The reluctant hero
PUBLISHED: 14:14 01 June 2006 | UPDATED: 14:42 12 May 2010
LT Col Ed Gates looks an unlikely war hero. Tall, upright, he has a sense of humour that belies the dangers he saw in bombing missions over occupied Europe and Germany. He talks in a matter-of-fact way that disguises the emotion of those years in the Seco
LT Col Ed Gates looks an unlikely war hero. Tall, upright, he has a sense of humour that belies the dangers he saw in bombing missions over occupied Europe and Germany.
He talks in a matter-of-fact way that disguises the emotion of those years in the Second World War: the years when being brave and courageous seemed to be second nature. If questioned about being a war hero, I doubt whether he would actually see himself as that kind of person. Indeed, he is the most reluctant of heroes.
But like the men who served around him with the United States 95 Heavy Bomb Group at Bassingbourn he did much to change the course of the war. To us those men remain heroes of their time.
But talk to the 82-year-old Lt Col Gates and he says he does not remember much about those dark war-time years.
"We were said to be over-sexed, over-paid and over here," he said on Saturday. "I wasn't over-sexed and I sent all my money home. So the only thing I can say is that I was over here." He had returned "over here" at the weekend in his role as president of 95 Heavy Bomb Group Association.
It was a weekend that saw him return to the his war-time base in Bassingbourn - and make a visit to the Duxford Imperial War Museum to once again climb aboard the towering Flying Fortress.
He was co-pilot on one of the giant B-17 bombers which took part in daring day-time raids across Europe.
"I remember some isolated events, but I remember little about combat," said the man who completed 35 missions.
"We lost half our squadron - about 15 men - and six aeroplanes," he said.
He had not returned to Bassingbourn for almost 20 years. "It's not like coming home because I remember so little. But it's an opportunity to be part of remembering," he said.
The remembering came on Saturday morning when wreaths were laid at the American memorial in the Priory Memorial Gardens in Royston. Lt Col Gates laid a wreath for the 95 Heavy Bomb Group alongside Royston's mayor Cllr Lynn Berry and Chris Murphy, chairman of the Royston branch of the Royal Air Forces Association. He was watched by his son, Lt Col Eric Gates, who is based in Stuttgart and had arrived to spend the weekend with a man who had made him "proud".
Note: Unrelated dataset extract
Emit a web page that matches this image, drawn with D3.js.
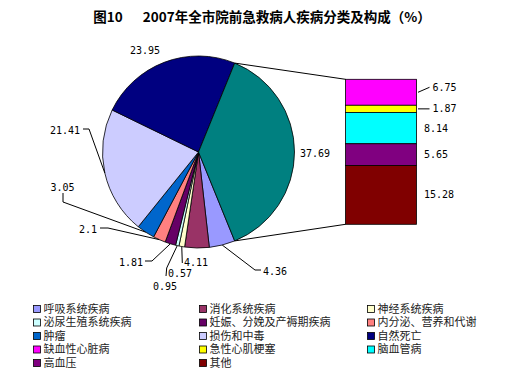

"He always seems to be the same - never seems to change, but we're enormously proud of him," he said.
A day earlier the veteran had visited Duxford for a two-hour tour which turned into four hours.
He had the opportunity to climb into the Sally B, but, as he said: "I really wanted to see the Lancaster. I've never seen one before and I was really impressed."
Those he meet during the weekend were impressed, too, by a man who had done so much but remained immensely modest about a war record which speaks for itself.